Aim of the task
Your task is to transcribe all of the data below exactly, omitting the images.

Supplied data
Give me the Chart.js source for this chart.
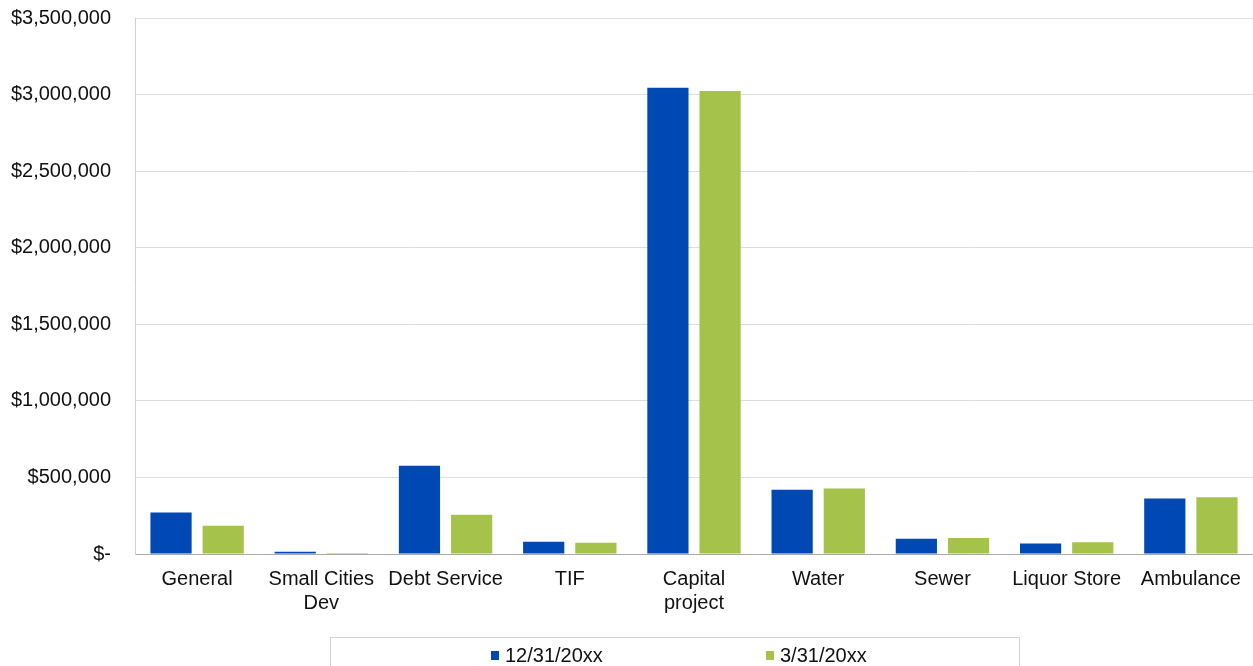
<!DOCTYPE html>
<html lang="en">
<head>
    <meta charset="UTF-8">
    <title>Fund Balances</title>
    <script src="https://cdn.jsdelivr.net/npm/chart.js"></script>
    <style>
        body { margin: 0; background: #fff; font-family: "Liberation Sans", Arial, sans-serif; }
        .wrap { position: relative; width: 1253px; height: 666px; }
        .legend {
            position: absolute; left: 330px; top: 637px; width: 690px; height: 40px;
            border: 1px solid #d4d4d4; box-sizing: border-box; font-size: 20px; color: #111;
        }
        .legend span { position: absolute; top: 6px; }
        .legend i { display: inline-block; width: 8px; height: 9px; margin-right: 6px; vertical-align: 2px; }
    </style>
</head>
<body>
    <div class="wrap">
        <canvas id="fundChart" width="1253" height="666"></canvas>
        <div class="legend" id="legend"></div>
    </div>

    <script>
        // fund names (multi-line where the original wraps)
        const categories = ['General', ['Small Cities', 'Dev'], 'Debt Service', 'TIF', ['Capital', 'project'], 'Water', 'Sewer', 'Liquor Store', 'Ambulance'];
        const seriesNames = ['12/31/20xx', '3/31/20xx'];
        const dec31 = [271000, 15000, 576000, 80000, 3044000, 420000, 100000, 69000, 363000];
        const mar31 = [185000, 7000, 257000, 74000, 3024000, 427000, 105000, 76000, 370000];
        const colors = ['#0049b4', '#a5c24a'];

        const ctx = document.getElementById('fundChart').getContext('2d');
        const myChart = new Chart(ctx, {
            type: 'bar',
            data: {
                labels: categories,
                datasets: [
                    { label: seriesNames[0], data: dec31, backgroundColor: colors[0] },
                    { label: seriesNames[1], data: mar31, backgroundColor: colors[1] }
                ]
            },
            options: {
                responsive: false,
                animation: false,
                datasets: { bar: { categoryPercentage: 0.84, barPercentage: 0.79 } },
                layout: { padding: { top: 18, right: 0, bottom: 46, left: 0 } },
                plugins: { legend: { display: false }, tooltip: { enabled: false } },
                scales: {
                    x: {
                        grid: { display: false },
                        border: { color: '#a8a8a8' },
                        ticks: {
                            color: '#111', maxRotation: 0, autoSkip: false, padding: 5,
                            font: { family: 'Liberation Sans', size: 20, lineHeight: 1.2 }
                        }
                    },
                    y: {
                        min: 0, max: 3500000,
                        grid: { color: '#dcdcdc', drawTicks: false },
                        border: { color: '#d0d0d0' },
                        ticks: {
                            stepSize: 500000, color: '#111', padding: 24,
                            font: { family: 'Liberation Sans', size: 20 },
                            callback: v => v === 0 ? '$-' : '$' + v.toLocaleString('en-US')
                        },
                        // fixed axis width, and no extra room above/below for the labels
                        afterFit: s => { s.width = 135; s.paddingTop = 0; s.paddingBottom = 0; }
                    }
                }
            }
        });

        // legend in its own box under the chart
        const legend = document.getElementById('legend');
        const spots = [160, 435];
        seriesNames.forEach((name, i) => {
            const s = document.createElement('span');
            s.style.left = spots[i] + 'px';
            s.innerHTML = '<i style="background:' + colors[i] + '"></i>' + name;
            legend.appendChild(s);
        });
    </script>
</body>
</html>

Solution for this problem
Give me the Chart.js source for this chart.
<!DOCTYPE html>
<html lang="en">
<head>
    <meta charset="UTF-8">
    <title>Fund Balances</title>
    <script src="https://cdn.jsdelivr.net/npm/chart.js"></script>
    <style>
        body { margin: 0; background: #fff; font-family: "Liberation Sans", Arial, sans-serif; }
        .wrap { position: relative; width: 1253px; height: 666px; }
        .legend {
            position: absolute; left: 330px; top: 637px; width: 690px; height: 40px;
            border: 1px solid #d4d4d4; box-sizing: border-box; font-size: 20px; color: #111;
        }
        .legend span { position: absolute; top: 6px; }
        .legend i { display: inline-block; width: 8px; height: 9px; margin-right: 6px; vertical-align: 2px; }
    </style>
</head>
<body>
    <div class="wrap">
        <canvas id="fundChart" width="1253" height="666"></canvas>
        <div class="legend" id="legend"></div>
    </div>

    <script>
        // fund names (multi-line where the original wraps)
        const categories = ['General', ['Small Cities', 'Dev'], 'Debt Service', 'TIF', ['Capital', 'project'], 'Water', 'Sewer', 'Liquor Store', 'Ambulance'];
        const seriesNames = ['12/31/20xx', '3/31/20xx'];
        const dec31 = [271000, 15000, 576000, 80000, 3044000, 420000, 100000, 69000, 363000];
        const mar31 = [185000, 7000, 257000, 74000, 3024000, 427000, 105000, 76000, 370000];
        const colors = ['#0049b4', '#a5c24a'];

        const ctx = document.getElementById('fundChart').getContext('2d');
        const myChart = new Chart(ctx, {
            type: 'bar',
            data: {
                labels: categories,
                datasets: [
                    { label: seriesNames[0], data: dec31, backgroundColor: colors[0] },
                    { label: seriesNames[1], data: mar31, backgroundColor: colors[1] }
                ]
            },
            options: {
                responsive: false,
                animation: false,
                datasets: { bar: { categoryPercentage: 0.84, barPercentage: 0.79 } },
                layout: { padding: { top: 18, right: 0, bottom: 46, left: 0 } },
                plugins: { legend: { display: false }, tooltip: { enabled: false } },
                scales: {
                    x: {
                        grid: { display: false },
                        border: { color: '#a8a8a8' },
                        ticks: {
                            color: '#111', maxRotation: 0, autoSkip: false, padding: 5,
                            font: { family: 'Liberation Sans', size: 20, lineHeight: 1.2 }
                        }
                    },
                    y: {
                        min: 0, max: 3500000,
                        grid: { color: '#dcdcdc', drawTicks: false },
                        border: { color: '#d0d0d0' },
                        ticks: {
                            stepSize: 500000, color: '#111', padding: 24,
                            font: { family: 'Liberation Sans', size: 20 },
                            callback: v => v === 0 ? '$-' : '$' + v.toLocaleString('en-US')
                        },
                        // fixed axis width, and no extra room above/below for the labels
                        afterFit: s => { s.width = 135; s.paddingTop = 0; s.paddingBottom = 0; }
                    }
                }
            }
        });

        // legend in its own box under the chart
        const legend = document.getElementById('legend');
        const spots = [160, 435];
        seriesNames.forEach((name, i) => {
            const s = document.createElement('span');
            s.style.left = spots[i] + 'px';
            s.innerHTML = '<i style="background:' + colors[i] + '"></i>' + name;
            legend.appendChild(s);
        });
    </script>
</body>
</html>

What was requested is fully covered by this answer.